I have a RHEL 5 (fully up-to-date as of 2010-12-10) server that uses OpenLDAP for the user database. Authentication/user lookup works fine most of the time, but periodically (maybe once or twice per day), a daemon will log a burst of messages like (server name changed):
Dec 9 22:18:10 fly restorecond: nss_ldap: failed to bind to LDAP server ldapi:///: Invalid credentials
Dec 9 22:18:10 fly restorecond: nss_ldap: failed to bind to LDAP server ldaps://<backupserver>.hiwaay.net/: Invalid credentials
Sometimes the program logging the problem is dovecot-auth (version 1.2.11 compiled locally from Fedora updates), but since restorecond logged it as well, it appears to be an nss_ldap problem.
When this happens, the calling program thinks the users it is looking up don't exist (so for example, dovecot's deliver bounces emails as "unknown user", which is a major problem).
The LDAP server doesn't log any errors when this is happening. I don't know what triggers the problem or what makes it go away after a few seconds to few minutes. It might be happening more when the server is busy (I see more instances during nightly backups for example).
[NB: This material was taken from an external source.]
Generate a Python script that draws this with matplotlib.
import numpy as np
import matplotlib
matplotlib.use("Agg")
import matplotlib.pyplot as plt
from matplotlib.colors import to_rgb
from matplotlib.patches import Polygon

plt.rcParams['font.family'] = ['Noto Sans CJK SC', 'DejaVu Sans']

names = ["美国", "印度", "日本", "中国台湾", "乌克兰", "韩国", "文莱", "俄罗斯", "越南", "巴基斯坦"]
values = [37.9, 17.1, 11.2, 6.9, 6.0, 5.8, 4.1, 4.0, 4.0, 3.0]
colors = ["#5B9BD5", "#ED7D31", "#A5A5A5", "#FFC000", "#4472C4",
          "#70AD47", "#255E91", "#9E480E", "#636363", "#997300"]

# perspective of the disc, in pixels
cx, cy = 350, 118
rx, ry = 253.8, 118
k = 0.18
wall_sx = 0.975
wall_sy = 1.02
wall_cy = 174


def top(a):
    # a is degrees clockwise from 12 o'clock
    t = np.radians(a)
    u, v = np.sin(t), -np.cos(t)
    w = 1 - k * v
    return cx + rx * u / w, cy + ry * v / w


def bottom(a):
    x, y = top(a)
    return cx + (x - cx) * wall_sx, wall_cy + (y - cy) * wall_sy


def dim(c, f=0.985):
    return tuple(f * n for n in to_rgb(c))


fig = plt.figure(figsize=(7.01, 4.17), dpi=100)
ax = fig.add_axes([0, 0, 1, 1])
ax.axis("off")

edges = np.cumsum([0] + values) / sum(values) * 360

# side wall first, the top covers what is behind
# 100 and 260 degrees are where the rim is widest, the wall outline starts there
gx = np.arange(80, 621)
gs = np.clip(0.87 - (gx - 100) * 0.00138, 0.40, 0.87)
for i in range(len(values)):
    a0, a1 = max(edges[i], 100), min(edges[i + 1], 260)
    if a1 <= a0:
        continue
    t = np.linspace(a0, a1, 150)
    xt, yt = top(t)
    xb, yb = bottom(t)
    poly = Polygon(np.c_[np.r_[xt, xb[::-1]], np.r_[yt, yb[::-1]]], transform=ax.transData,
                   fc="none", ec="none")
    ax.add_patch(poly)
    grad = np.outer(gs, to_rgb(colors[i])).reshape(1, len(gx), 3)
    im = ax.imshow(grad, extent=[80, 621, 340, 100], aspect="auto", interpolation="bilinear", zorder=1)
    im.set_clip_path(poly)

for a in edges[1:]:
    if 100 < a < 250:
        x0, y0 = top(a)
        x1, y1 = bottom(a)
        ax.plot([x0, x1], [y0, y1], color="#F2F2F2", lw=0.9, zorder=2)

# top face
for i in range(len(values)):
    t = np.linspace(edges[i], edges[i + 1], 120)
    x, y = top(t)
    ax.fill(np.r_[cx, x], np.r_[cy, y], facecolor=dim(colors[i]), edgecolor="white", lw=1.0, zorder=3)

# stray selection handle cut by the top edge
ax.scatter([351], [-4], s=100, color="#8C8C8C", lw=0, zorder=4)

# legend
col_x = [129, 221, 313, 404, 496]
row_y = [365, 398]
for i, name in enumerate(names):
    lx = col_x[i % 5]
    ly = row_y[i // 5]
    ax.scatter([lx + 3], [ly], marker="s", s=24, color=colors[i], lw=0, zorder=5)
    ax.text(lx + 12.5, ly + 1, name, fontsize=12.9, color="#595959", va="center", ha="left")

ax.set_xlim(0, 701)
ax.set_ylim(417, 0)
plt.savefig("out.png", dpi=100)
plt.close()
One other thing: I said multiple programs log this, but only one logs it at a time. For example, I got a burst of errors from dovecot-auth yesterday at 16:15, 17:31, and 23:41-23:42. I got errors from restorecond at 22:15-22:18.
Is it possible that nss_ldap has some internal resource leak (but eventually resets itself)?
It seems that you have an intermittent failure with your LDAP connection. We suggest that you consider taking a look at SSSD.
Based on the information in the ticket it is hard to try to indetify what is going wrong. It might be caused by intermittent network outages or issues in the unerlaying LDAP library.
Since it is not possible to reproduce we will not address this issue. Please let us know and reopen if you have additional information that would allow us to reproduce. However SSSD is really a much better solution for the cases when the intermittent network failures are frequent, please consider.
Development Management has reviewed and declined this request. You may appeal
this decision by reopening this request.
The problem is certainly not a network outage, since the primary OpenLDAP server is on the same host and is accessed via the Unix domain socket (ldapi:///). There is no indication of any network outage (the secondary server is connected to the same switch, both are on the same subnet/VLAN, and there are no errors on any of the interfaces).
SSSD is not a solution, given the performance problems I saw when trying it on RHEL 6 (BZ 664071, "hopefully" fixed in a new version). SSSD is also lacking tools to manage the cache (such as invaldating an entry, like "nscd -i passwd <deleted-user>").
Also, if the problem is in the underlying LDAP library, switching to SSSD wouldn't help (since it still uses the same OpenLDAP client library).
Pleas open the bug with the ldap library. It does not seem to be the case with nss_ldap.